Collaborative Research: Leveraging Matched Administrative Datasets to Improve Educational Practice and Long Run Outcomes: Toward Building a National Interdisciplinary Network

Project Description

The U.S. Government has made the collection of large-scale individual-level longitudinal data for students in kindergarten through twelfth grade and beyond a major national priority, and has to date invested $500 million (with another $100 million slated for awards during fiscal year 2012) in helping states to develop the capacity to collect, maintain, and use these data systems for the purposes of data-driven decision-making. The Statewide Longitudinal Data Systems Program of the U.S. Department of Education’s Institute of Education Sciences has provided grants to 41 states and the District of Columbia, with some states (e.g., New York and Texas) receiving over $25 million over the first four rounds of awards.

While most states’ data collection efforts are still in their infancy, some of the states with the longest-running student-level longitudinal data systems have begun to display some of the potential that these datasets offer for evaluating education policies and classroom practice and for monitoring student growth and identifying students in need of remediation. The National Center for the Analysis of Longitudinal Data in Education Research (CALDER), first funded by the Institute of Education Sciences in 2006, has conducted a large number of evaluations of state and district-level policies in a set of partner states (Florida, Indiana, Missouri, New York, North Carolina, Texas, Washington, and the District of Columbia.) In addition, a number of other researchers have used these data systems to conduct policy and practice-relevant research in a variety of locations, predominantly in Florida, North Carolina and Texas, the three large states with the best-developed infrastructures for managing data and sharing them with the research community.

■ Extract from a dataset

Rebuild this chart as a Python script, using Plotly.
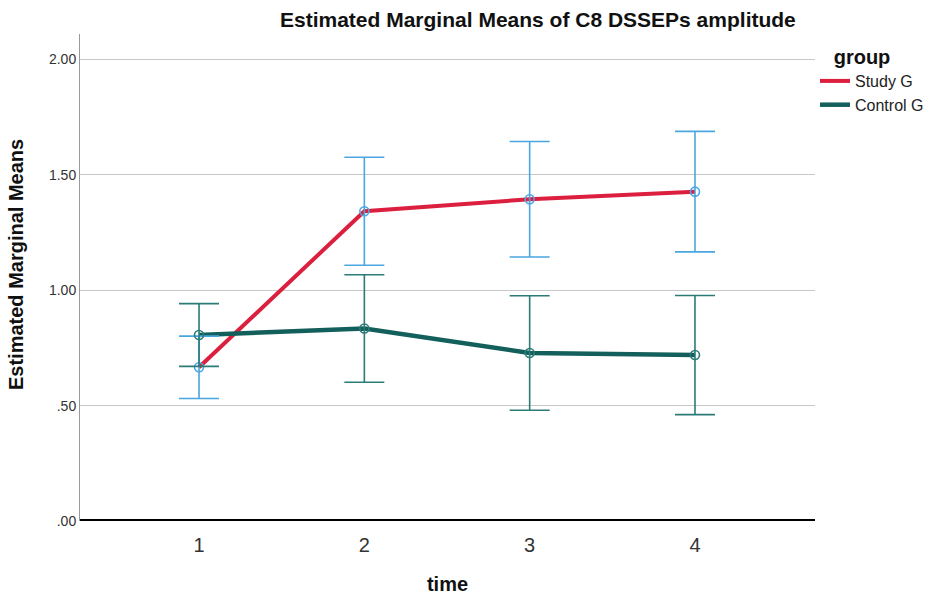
import plotly.graph_objects as go

# Estimated marginal means of C8 DSSEPs amplitude by time and group
time_points = [1, 2, 3, 4]
time_labels = ["1", "2", "3", "4"]

study_mean = [0.666, 1.342, 1.394, 1.427]
study_ci_half = [0.135, 0.234, 0.250, 0.261]

control_mean = [0.806, 0.834, 0.728, 0.719]
control_ci_half = [0.136, 0.233, 0.248, 0.258]

y_ticks = [0, 0.5, 1.0, 1.5, 2.0]
y_tick_text = [".00", ".50", "1.00", "1.50", "2.00"]

FONT = "Liberation Sans, Arial, sans-serif"

STUDY_LINE = "#DC1F3F"
STUDY_BAR = "#4AA6E0"
CONTROL_LINE = "#135F5B"
CONTROL_BAR = "#2B7B77"

PLOT_L, PLOT_R, PLOT_T, PLOT_B = 80, 815, 34, 521
W, H = 929, 596
PW, PH = PLOT_R - PLOT_L, PLOT_B - PLOT_T

fig = go.Figure()

# group lines (these carry the legend entries)
fig.add_trace(go.Scatter(
    x=time_points, y=study_mean, mode="lines", name="Study G",
    line=dict(color=STUDY_LINE, width=4),
))
fig.add_trace(go.Scatter(
    x=time_points, y=control_mean, mode="lines", name="Control G",
    line=dict(color=CONTROL_LINE, width=4.5),
))

# confidence interval bars and open point markers
for means, halves, col in [(study_mean, study_ci_half, STUDY_BAR),
                           (control_mean, control_ci_half, CONTROL_BAR)]:
    fig.add_trace(go.Scatter(
        x=time_points, y=means, mode="markers", showlegend=False,
        marker=dict(symbol="circle-open", size=9, color=col,
                    line=dict(color=col, width=1.6)),
        error_y=dict(type="data", array=halves, visible=True,
                     color=col, thickness=1.6, width=20),
    ))

# heavy baseline at zero
fig.add_shape(type="line", xref="paper", yref="y", x0=0, x1=1, y0=0, y1=0,
              line=dict(color="black", width=4), layer="above")

fig.update_layout(
    width=W, height=H,
    margin=dict(l=PLOT_L, r=W - PLOT_R, t=PLOT_T, b=H - PLOT_B),
    paper_bgcolor="white", plot_bgcolor="white",
    font=dict(family=FONT, color="#333333"),
    annotations=[
        dict(
            text="<b>Estimated Marginal Means of C8 DSSEPs amplitude</b>",
            xref="paper", yref="paper", x=(538 - PLOT_L) / PW,
            y=1 + (PLOT_T - 20) / PH,
            xanchor="center", yanchor="middle", showarrow=False,
            font=dict(size=21, color="#111111", family=FONT),
        ),
        dict(
            text="<b>Estimated Marginal Means</b>", textangle=-90,
            xref="paper", yref="paper", x=(16 - PLOT_L) / PW,
            y=(PLOT_B - 265) / PH,
            xanchor="center", yanchor="middle", showarrow=False,
            font=dict(size=20, color="#111111", family=FONT),
        ),
    ],
    legend=dict(
        title=dict(text="<b>\u00a0\u00a0\u00a0group</b>",
                   font=dict(size=20, color="#111111")),
        xref="container", yref="container",
        x=PLOT_R / W, xanchor="left",
        y=1 - 38 / H, yanchor="top",
        font=dict(size=16, color="#222222"),
        bgcolor="rgba(0,0,0,0)", tracegroupgap=0, itemwidth=30,
    ),
    xaxis=dict(
        range=[0.28, 4.726], tickmode="array", tickvals=time_points,
        ticktext=time_labels, showgrid=False, zeroline=False, showline=False,
        ticks="outside", ticklen=6, tickcolor="rgba(0,0,0,0)",
        tickfont=dict(size=20, color="#333333"), automargin=False,
        title=dict(text="<b>time</b>", font=dict(size=20, color="#111111"),
                   standoff=21),
    ),
    yaxis=dict(
        range=[0, 2.11], tickmode="array", tickvals=y_ticks,
        ticktext=y_tick_text, showgrid=True, gridcolor="#C8C8C8",
        gridwidth=1, zeroline=False, showline=True, linecolor="#999999",
        linewidth=1, ticks="", tickfont=dict(size=14, color="#333333"),
        automargin=False,
    ),
)

fig.write_html("out.html")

In a number of instances, this research has resulted in changes in education policies and local practices.

However, while the research emerging from CALDER and other research teams highlights many of the benefits of using population-based individual-level longitudinal data to track student progress, this research also makes clear the limitations of relying entirely on data collected by state and local education agencies to make decisions regarding education policies and practices.

Project Goals

The stated purpose of these awards given by the U.S. Department of Education’s Institute of Education Sciences is to “enhance the ability of states to efficiently and accurately manage, analyze, and use education data, including individual student records,” and to “help states, districts, schools, educators, and other stakeholders to make data-informed decisions to improve student learning and outcomes; as well as to facilitate research to increase student achievement and close achievement gaps.”